There has been an ongoing debate over two matters in the package. The letter gave King a deadline of 34 days to act. Some believe that, considering when the package was mailed, this would mean Christmas. Others say it was timed for the Nobel Peace Prize honor, which was about two weeks earlier. The second matter was the aim of the package. The SCLC maintained it was for King to take his own life. The FBI, in the person of William Sullivan, who oversaw the composition of the letter, said they wanted King to resign, as they were already grooming his successor, one Samuel Pierce. (p. 169)
Whatever the timing, whatever the goal, King concluded correctly that the FBI was out to break him. Through their surveillance, the FBI knew he knew and told Attorney General Nicholas Katzenbach that “King was emotionally distraught and feared public exposure.” (p. 179)
King decided to continue in his efforts, knowing that neither of the Kennedys was now in office and Hoover’s venom was virtually unfettered. He must have felt even more forlorn when Malcolm X was killed the next month. As some have noted, Malcolm was killed just two weeks before President Johnson sent the first combat troops to Vietnam.
IV
Johnson had escalated the war in Vietnam to heights that President Kennedy would have found appalling. By early 1967 there were nearly 400,000 American combat troops in theater. Johnson had activated the air campaign, Operation Rolling Thunder, to complement the combat troops. There ended up being more bomb tonnage dropped in Indochina than had been disposed of during World War II; by a factor of 3-1, the ratio was not even close. The problem was that the bombing campaign inevitably included civilians, since, unlike Germany, Vietnam did not have a highly concentrated industrial base.

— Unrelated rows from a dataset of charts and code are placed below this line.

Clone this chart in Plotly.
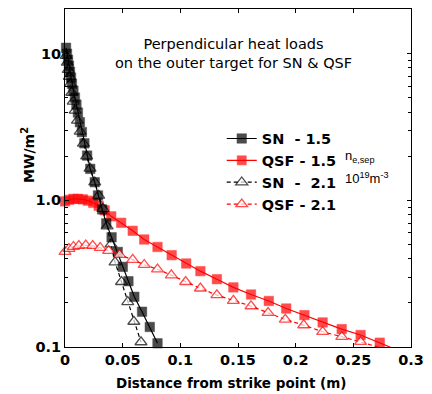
import plotly.graph_objects as go

# ---- data ----
sn15_x = [0.0009, 0.0017, 0.0026, 0.0034, 0.0043, 0.0052, 0.0060, 0.0073, 0.0086, 0.0099,
          0.0112, 0.0129, 0.0146, 0.0168, 0.0192, 0.0219, 0.0258, 0.0286, 0.0322, 0.0358,
          0.0404, 0.0458, 0.0501, 0.0550, 0.0601, 0.0668, 0.0735, 0.0802]
sn15_y = [10.98, 10.0, 9.1, 8.28, 7.54, 6.87, 6.25, 5.6, 5.02, 4.5,
          3.97, 3.41, 2.92, 2.45, 2.02, 1.64, 1.33, 1.08, 0.868, 0.697,
          0.56, 0.445, 0.352, 0.281, 0.220, 0.174, 0.137, 0.106]

qsf15_x = [0.0, 0.0034, 0.0073, 0.0112, 0.0155, 0.0198, 0.0245, 0.0292, 0.0344, 0.0401,
           0.0487, 0.0587, 0.0687, 0.0802, 0.0925, 0.1051, 0.1174, 0.1317, 0.1460, 0.1613,
           0.1767, 0.1918, 0.2076, 0.2234, 0.2399, 0.2563, 0.2729, 0.2878]
qsf15_y = [0.984, 1.008, 1.024, 1.024, 1.016, 0.995, 0.962, 0.918, 0.855, 0.778,
           0.703, 0.620, 0.541, 0.481, 0.423, 0.371, 0.329, 0.290, 0.255, 0.228,
           0.206, 0.183, 0.165, 0.147, 0.1325, 0.1207, 0.107, 0.0955]

sn21_x = [0.0010, 0.0020, 0.0029, 0.0038, 0.0047, 0.0059, 0.0071, 0.0088, 0.0108, 0.0132,
          0.0160, 0.0188, 0.0217, 0.0258, 0.0292, 0.0329, 0.0365, 0.0399, 0.0434, 0.0490,
          0.0544, 0.0597, 0.0659]
sn21_y = [9.7, 8.7, 7.78, 6.98, 6.25, 5.43, 4.72, 4.1, 3.5, 2.95,
          2.44, 2.0, 1.65, 1.33, 1.08, 0.878, 0.666, 0.502, 0.379, 0.278,
          0.203, 0.149, 0.108]

qsf21_x = [0.0, 0.0034, 0.0073, 0.0120, 0.0180, 0.0240, 0.0305, 0.0378, 0.0473, 0.0587,
           0.0687, 0.0802, 0.0922, 0.1046, 0.1174, 0.1317, 0.1460, 0.1613, 0.1761, 0.1910,
           0.2070, 0.2234, 0.2400, 0.2563, 0.2729]
qsf21_y = [0.446, 0.468, 0.483, 0.490, 0.494, 0.490, 0.475, 0.453, 0.426, 0.394,
           0.364, 0.339, 0.309, 0.278, 0.251, 0.226, 0.207, 0.190, 0.171, 0.154,
           0.141, 0.127, 0.1175, 0.1086, 0.0992]

names = ["SN\u00a0\u00a0- 1.5", "QSF - 1.5", "SN\u00a0\u00a0-\u00a0\u00a02.1", "QSF - 2.1"]
x_ticks = [0, 0.05, 0.1, 0.15, 0.2, 0.25, 0.3]
x_ticklabels = ["0", "0.05", "0.1", "0.15", "0.2", "0.25", "0.3"]
y_ticks = [0.1, 1, 10]
y_ticklabels = ["0.1", "1.0", "10"]

YMIN = 0.1
BOLD = "DejaVu Sans"


def sizes(ys, s):
    return [s if v >= YMIN else 0 for v in ys]


fig = go.Figure()

fig.add_trace(go.Scatter(
    x=qsf15_x, y=qsf15_y, name=names[1], legendrank=2, mode="lines+markers",
    line=dict(color="#ff0000", width=1.2),
    marker=dict(symbol="square", size=sizes(qsf15_y, 9.5), color="#ff0000",
                line=dict(color="#ff0000", width=0.5)),
    cliponaxis=False))
fig.add_trace(go.Scatter(
    x=sn21_x, y=sn21_y, name=names[2], legendrank=3, mode="lines+markers",
    line=dict(color="black", width=1.2, dash="4px,3px"),
    marker=dict(symbol="triangle-up", size=sizes(sn21_y, 10.5), color="white",
                line=dict(color="black", width=1.3)),
    cliponaxis=False))
fig.add_trace(go.Scatter(
    x=sn15_x, y=sn15_y, name=names[0], legendrank=1, mode="lines+markers",
    line=dict(color="black", width=1.2),
    marker=dict(symbol="square", size=sizes(sn15_y, 9.5), color="black",
                line=dict(color="black", width=0.5)),
    cliponaxis=False))
fig.add_trace(go.Scatter(
    x=qsf21_x, y=qsf21_y, name=names[3], legendrank=4, mode="lines+markers",
    line=dict(color="#ff0000", width=1.2, dash="4px,3px"),
    marker=dict(symbol="triangle-up", size=sizes(qsf21_y, 10.5), color="white",
                line=dict(color="#ff0000", width=1.3)),
    cliponaxis=False))

axis_common = dict(showline=True, linecolor="black", linewidth=1, mirror="allticks",
                   ticks="inside", ticklen=4, tickcolor="black", showgrid=False, zeroline=False,
                   tickfont=dict(family=BOLD, size=14.5, color="black", weight="bold"))

fig.update_xaxes(range=[0, 0.3], tickvals=x_ticks, ticktext=x_ticklabels, **axis_common)
fig.update_yaxes(type="log", range=[-1, 1.305], tickvals=y_ticks, ticktext=y_ticklabels,
                 minor=dict(ticks="inside", ticklen=3, dtick="D1", tickcolor="black", showgrid=False),
                 **axis_common)

fig.update_layout(
    width=432, height=394,
    margin=dict(l=65, r=18, t=8, b=47),
    paper_bgcolor="white", plot_bgcolor="white",
    showlegend=True,
    legend=dict(x=0.453, y=0.664, xanchor="left", yanchor="top",
                bgcolor="rgba(0,0,0,0)", borderwidth=0, tracegroupgap=0,
                font=dict(family=BOLD, size=14.5, color="black", weight="bold"),
                itemwidth=30),
    annotations=[
        dict(text="Perpendicular heat loads<br>on the outer target for SN & QSF",
             xref="paper", yref="paper", x=0.487, y=(347 - 52.5) / 339,
             xanchor="center", yanchor="middle", showarrow=False,
             font=dict(family="DejaVu Sans", size=14.5, color="black"), align="center"),
        dict(text="MW/m<sup>2</sup>", xref="paper", yref="paper", x=(27 - 65) / 349,
             y=(347 - 154) / 339, xanchor="center", yanchor="middle",
             textangle=-90, showarrow=False,
             font=dict(family=BOLD, size=14, color="black", weight="bold")),
        dict(text="Distance from strike point (m)", xref="paper", yref="paper",
             x=(232.5 - 65) / 349, y=(347 - 383) / 339, xanchor="center", yanchor="middle",
             showarrow=False,
             font=dict(family=BOLD, size=13.5, color="black", weight="bold")),
        dict(text="n<sub>e,sep</sub>", xref="paper", yref="paper",
             x=(345 - 65) / 349, y=(347 - 156) / 339, xanchor="left", yanchor="middle",
             showarrow=False,
             font=dict(family="Liberation Sans", size=13, color="black")),
        dict(text="10<sup>19</sup>m<sup>-3</sup>", xref="paper", yref="paper",
             x=(345 - 65) / 349, y=(347 - 178) / 339, xanchor="left", yanchor="middle",
             showarrow=False,
             font=dict(family="Liberation Sans", size=13, color="black")),
    ],
)

fig.write_html("out.html")
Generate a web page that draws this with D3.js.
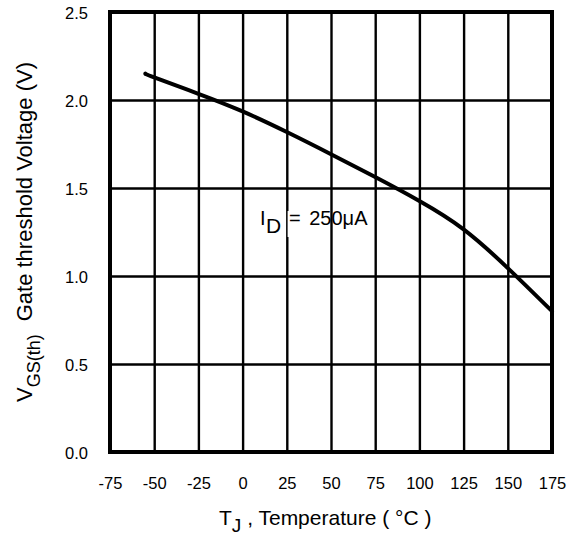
<!DOCTYPE html>
<html>
<head>
<meta charset="utf-8">
<script src="https://cdn.jsdelivr.net/npm/d3@7"></script>
<style>
  html, body { margin: 0; padding: 0; background: #fff; }
  svg { display: block; font-family: "Liberation Sans", Arial, sans-serif; }
</style>
</head>
<body>
<svg id="chart" width="578" height="537"></svg>
<script>
// ---- data ----
const temps = [-55, -50, -25, 0, 25, 50, 75, 100, 125, 150, 175];
const vth   = [2.15, 2.128, 2.035, 1.935, 1.818, 1.692, 1.562, 1.426, 1.265, 1.045, 0.80];
const xTicks = [-75, -50, -25, 0, 25, 50, 75, 100, 125, 150, 175];
const yTicks = [0.0, 0.5, 1.0, 1.5, 2.0, 2.5];
const xTitleMain = "T";
const xTitleSub = "J";
const xTitleRest = " , Temperature ( °C )";
const yTitleMain = "V";
const yTitleSub = "GS(th)";
const yTitleRest = "Gate threshold Voltage (V)";
const annotMain = "I";
const annotSub = "D";
const annotRest = "= 250μA";

// ---- layout ----
const svg = d3.select("#chart");
const L = 110, T = 12, R = 552, B = 452;
const W = R - L, H = B - T;
const FONT = "Liberation Sans, Arial, sans-serif";

const x = d3.scaleLinear().domain([-75, 175]).range([L, R]);
const y = d3.scaleLinear().domain([0, 2.5]).range([B, T]);

// grid (vertical)
svg.append("g")
  .attr("transform", `translate(0,${B})`)
  .call(d3.axisBottom(x).tickValues(xTicks.slice(1, -1)).tickSize(-H).tickFormat(""))
  .call(g => g.select(".domain").remove())
  .call(g => g.selectAll("line").attr("stroke", "#000").attr("stroke-width", 2.4));

// grid (horizontal)
svg.append("g")
  .attr("transform", `translate(${L},0)`)
  .call(d3.axisLeft(y).tickValues(yTicks.slice(1, -1)).tickSize(-W).tickFormat(""))
  .call(g => g.select(".domain").remove())
  .call(g => g.selectAll("line").attr("stroke", "#000").attr("stroke-width", 2.4));

// x tick labels
svg.append("g")
  .attr("transform", `translate(0,${B})`)
  .attr("font-family", FONT)
  .call(d3.axisBottom(x).tickValues(xTicks).tickSize(0).tickPadding(25).tickFormat(d => String(d)))
  .call(g => g.select(".domain").remove())
  .call(g => g.selectAll("text").attr("font-size", 16.5).attr("fill", "#000"));

// y tick labels
svg.append("g")
  .attr("transform", `translate(${L},0)`)
  .attr("font-family", FONT)
  .call(d3.axisLeft(y).tickValues(yTicks).tickSize(0).tickPadding(22).tickFormat(d => d.toFixed(1)))
  .call(g => g.select(".domain").remove())
  .call(g => g.selectAll("text").attr("font-size", 16.5).attr("fill", "#000").attr("dy", "0.4em"));

// curve
const pts = temps.map((t, i) => [t, vth[i]]);
svg.append("path")
  .datum(pts)
  .attr("fill", "none")
  .attr("stroke", "#000")
  .attr("stroke-width", 4)
  .attr("stroke-linecap", "round")
  .attr("d", d3.line().x(d => x(d[0])).y(d => y(d[1])).curve(d3.curveNatural));

// frame
svg.append("rect")
  .attr("x", L).attr("y", T).attr("width", W).attr("height", H)
  .attr("fill", "none").attr("stroke", "#000").attr("stroke-width", 4);

// annotation
svg.append("rect")
  .attr("x", 287.6).attr("y", 211).attr("width", 17).attr("height", 26)
  .attr("fill", "#fff");
const ann = svg.append("text").attr("fill", "#000").attr("font-size", 20).attr("font-family", FONT);
ann.append("tspan").attr("x", 260).attr("y", 225).text(annotMain);
ann.append("tspan").attr("x", 266).attr("y", 233).attr("font-size", 21).text(annotSub);
ann.append("tspan").attr("x", 289).attr("y", 225).attr("word-spacing", 3).text(annotRest);

// x title
const xt = svg.append("text").attr("fill", "#000").attr("font-size", 21).attr("font-family", FONT)
  .attr("x", 219).attr("y", 525);
xt.append("tspan").text(xTitleMain);
xt.append("tspan").attr("dy", 7).attr("font-size", 19).text(xTitleSub);
xt.append("tspan").attr("dy", -7).text(xTitleRest);

// y title
const yt = svg.append("text").attr("fill", "#000").attr("font-size", 22).attr("font-family", FONT)
  .attr("transform", "translate(32,402) rotate(-90)");
yt.append("tspan").text(yTitleMain);
yt.append("tspan").attr("dy", 8).attr("font-size", 18).text(yTitleSub);
yt.append("tspan").attr("dy", -8).attr("dx", 13).text(yTitleRest);
</script>
</body>
</html>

In January of 1967, King was looking at a Ramparts magazine photo/essay entitled “The Children of Vietnam”. Many of the pictures showed little children in a hideously burned state. The article was by attorney William Pepper. King then met with him, and Pepper showed him more photos. It moved King to now begin a sustained assault on Johnson’s prosecution of the war. His first speech was in Los Angeles on February 27th, called “The Casualties of the War in Vietnam”. This was followed up by the more famous address at New York’s Riverside Church on April 4, 1967. As Douglass appropriately notes, a year later, King was dead.

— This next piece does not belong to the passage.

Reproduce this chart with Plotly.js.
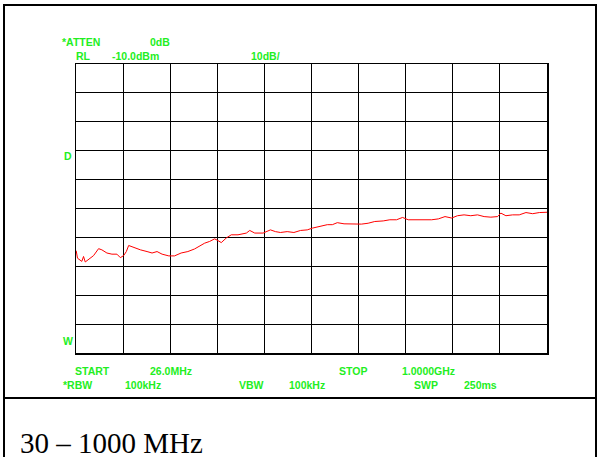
<!DOCTYPE html>
<html>
<head>
<meta charset="utf-8">
<script src="https://cdn.plot.ly/plotly-3.0.1.min.js"></script>
<style>
html,body{margin:0;padding:0;background:#fff;}
#chart{width:597px;height:457px;}
</style>
</head>
<body>
<div id="chart"></div>
<script>
// Frequency (MHz) and level (dBm)
const freqMHz = [26.4, 29.1, 38.0, 41.6, 45.1, 51.9, 62.3, 72.7, 79.5, 89.9,
  100.3, 110.6, 117.7, 124.5, 130.1, 134.9, 145.3, 159.2, 172.9, 183.3,
  193.6, 204.0, 217.9, 229.7, 243.4, 257.3, 271.2, 284.9, 292.0, 302.3,
  312.7, 319.6, 326.4, 336.8, 347.1, 361.0, 378.3, 385.3, 395.7, 412.9,
  428.1, 438.4, 448.8, 462.7, 476.6, 490.3, 504.2, 514.6, 528.5, 545.7,
  556.1, 566.4, 580.3, 594.0, 608.0, 616.2, 630.1, 643.8, 661.3, 675.0,
  688.8, 701.3, 713.1, 730.3, 747.5, 761.5, 775.3, 789.1, 802.9, 814.8,
  828.5, 842.4, 856.3, 870.0, 883.8, 897.8, 904.6, 915.0, 928.9, 942.6,
  956.5, 970.4, 984.1, 1000.0];
const levelDBm = [-74.6, -77.2, -78.3, -76.6, -78.5, -77.7, -76.3, -73.9, -74.3, -75.4,
  -75.8, -75.8, -77.0, -76.3, -74.9, -72.8, -73.5, -74.3, -74.9, -75.4,
  -74.9, -75.8, -76.4, -76.4, -75.4, -74.9, -74.0, -72.6, -72.0, -71.4,
  -70.5, -71.1, -71.8, -70.2, -69.1, -69.1, -68.5, -67.6, -68.5, -68.5,
  -67.4, -68.0, -68.3, -68.0, -68.3, -67.6, -67.4, -66.8, -66.2, -65.6,
  -65.6, -64.9, -65.3, -65.3, -65.3, -65.4, -65.1, -64.5, -64.3, -63.9,
  -63.9, -63.1, -63.9, -63.9, -63.9, -63.9, -63.6, -62.8, -63.3, -62.5,
  -62.2, -62.5, -62.2, -62.8, -63.0, -62.8, -61.6, -62.5, -62.2, -62.2,
  -61.4, -61.8, -61.4, -61.3];

const startMHz = 26, stopMHz = 1000;
const refLevel = -10, dbPerDiv = 10, nDiv = 10;

// Instrument annotation texts
const topLabels = ["*ATTEN", "0dB", "RL", "-10.0dBm", "10dB/"];
const sideLabels = ["D", "W"];
const bottomLabels = ["START", "26.0MHz", "STOP", "1.0000GHz",
                      "*RBW", "100kHz", "VBW", "100kHz", "SWP", "250ms"];
const captionText = "30 – 1000 MHz";

const W = 597, H = 457;
const M = {l: 76, r: 50, t: 64, b: 104};
const PW = W - M.l - M.r, PH = H - M.t - M.b;
const px = x => (x - M.l) / PW;
const py = y => (H - M.b - y) / PH;

const green = '#22ee22';
const gfont = {family: 'Liberation Sans, Arial, sans-serif', size: 10.5, color: green, weight: 'bold'};

const labelPos = [
  [60, 41.5], [148, 41.5], [74, 56], [110, 56], [249, 56]
];
const sidePos = [[62, 156], [61, 341]];
const bottomPos = [
  [73, 371], [148, 371], [336.5, 371], [400, 371],
  [60.5, 385], [123, 385], [236.5, 385], [286.5, 385], [411.5, 385], [461.5, 385]
];

const annotations = [];
function addLabels(list, pos) {
  list.forEach((t, i) => annotations.push({
    text: '<b>' + t + '</b>', xref: 'paper', yref: 'paper',
    x: px(pos[i][0]), y: py(pos[i][1]), xanchor: 'left', yanchor: 'middle',
    showarrow: false, font: gfont
  }));
}
addLabels(topLabels, labelPos);
addLabels(sideLabels, sidePos);
addLabels(bottomLabels, bottomPos);
annotations.push({
  text: captionText, xref: 'paper', yref: 'paper',
  x: px(18), y: py(443), xanchor: 'left', yanchor: 'middle', showarrow: false,
  font: {family: 'Liberation Serif, Times New Roman, serif', size: 29, color: '#000'}
});

const trace = {
  x: freqMHz, y: levelDBm, type: 'scatter', mode: 'lines',
  line: {color: '#ff0000', width: 1}, hoverinfo: 'skip'
};

const frame = (x0, y0, x1, y1) => ({type: 'line', xref: 'paper', yref: 'paper',
  x0: px(x0), x1: px(x1), y0: py(y0), y1: py(y1),
  line: {color: '#000', width: 2}, layer: 'above'});

const layout = {
  width: W, height: H, margin: M, showlegend: false,
  paper_bgcolor: '#fff', plot_bgcolor: '#fff',
  xaxis: {range: [startMHz, stopMHz], tick0: startMHz, dtick: (stopMHz - startMHz) / nDiv,
    showgrid: true, gridcolor: '#000', gridwidth: 1, showticklabels: false, ticks: '',
    zeroline: false, showline: true, linecolor: '#000', linewidth: 1.5, mirror: true},
  yaxis: {range: [refLevel - dbPerDiv * nDiv, refLevel], tick0: refLevel, dtick: dbPerDiv,
    showgrid: true, gridcolor: '#000', gridwidth: 1, showticklabels: false, ticks: '',
    zeroline: false, showline: true, linecolor: '#000', linewidth: 1.5, mirror: true},
  annotations: annotations,
  shapes: [
    frame(3, 5, 597, 5),
    frame(4, 4, 4, 457),
    frame(596, 4, 596, 457),
    frame(3, 398, 597, 398)
  ]
};

Plotly.newPlot('chart', [trace], layout, {staticPlot: true, displayModeBar: false});
</script>
</body>
</html>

There were those—like Ralph Bunche-- who advised against King taking on the war. But King thought it was hypocritical to send African-American troops to fight in Vietnam for rights that some did not have at home; and to kill so many innocent civilians along the way.
Another aspect that made King determined to speak out on Indochina was that he had done so in 1965, and then backtracked. At that time, he said that Johnson had a serious problem in this regard because “The war in Vietnam is accomplishing nothing.” (p. 351) About a month and a half later, in April of 1965, he told some journalists in Boston that the United States should end the war. On July 2, 1965, in Petersburg, Virginia, King said that the war must be halted and a negotiated settlement should be achieved. (p. 352). But the SCLC board members did not want King to continue in this vein.

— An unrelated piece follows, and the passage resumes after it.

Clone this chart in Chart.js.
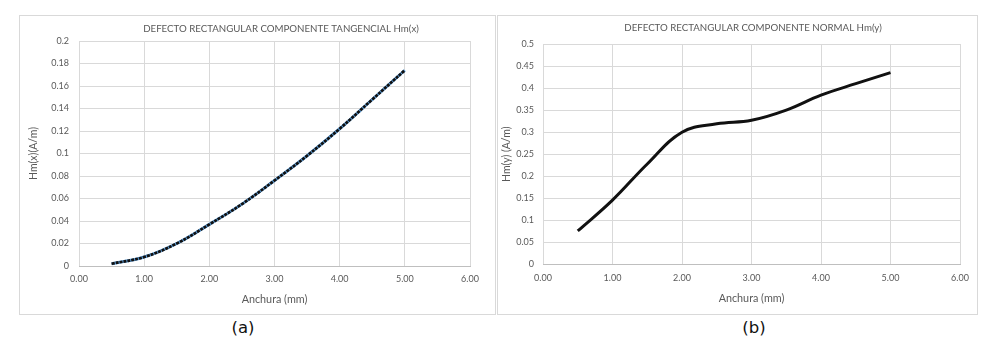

So King instead had a meeting with UN Ambassador Arthur Goldberg in September to voice his concerns and urge Johnson to negotiate a truce. King even suggested that it would be possible to bring the Chinese into the negotiations. Both Goldberg and Senator Thomas Dodd voiced opposition to these types of talks. (pp. 355-57) And Dodd went further by saying King had no knowledge to speak on matters so complex as Indochina, and further, he was undermining Johnson’s foreign policy. King thought Johnson had put Dodd up to this criticism.
As others, Douglass sees King’s decision to return to the Vietnam issue, coupled with the stirrings of the Poor People’s March, as raising his targeting from character assassination to outright elimination. As per the latter, what King ultimately hoped to gain from the Washington demonstrations was the following:
- A full employment program
- Guaranteed Annual Income
- Funding for 500,000 annual units of low-cost housing (p. 310)
King wanted to do in Washington what he did in Birmingham. Through peaceful civil disobedience, he would tie up the city and force its leaders to act on his proposals. But King was going to go even further and unite the two goals:
After we get to DC and stay a few days we’ll call the peace movement in and let them go on the other side of the Potomac and try to close down the Pentagon, if that can he done. (p. 311)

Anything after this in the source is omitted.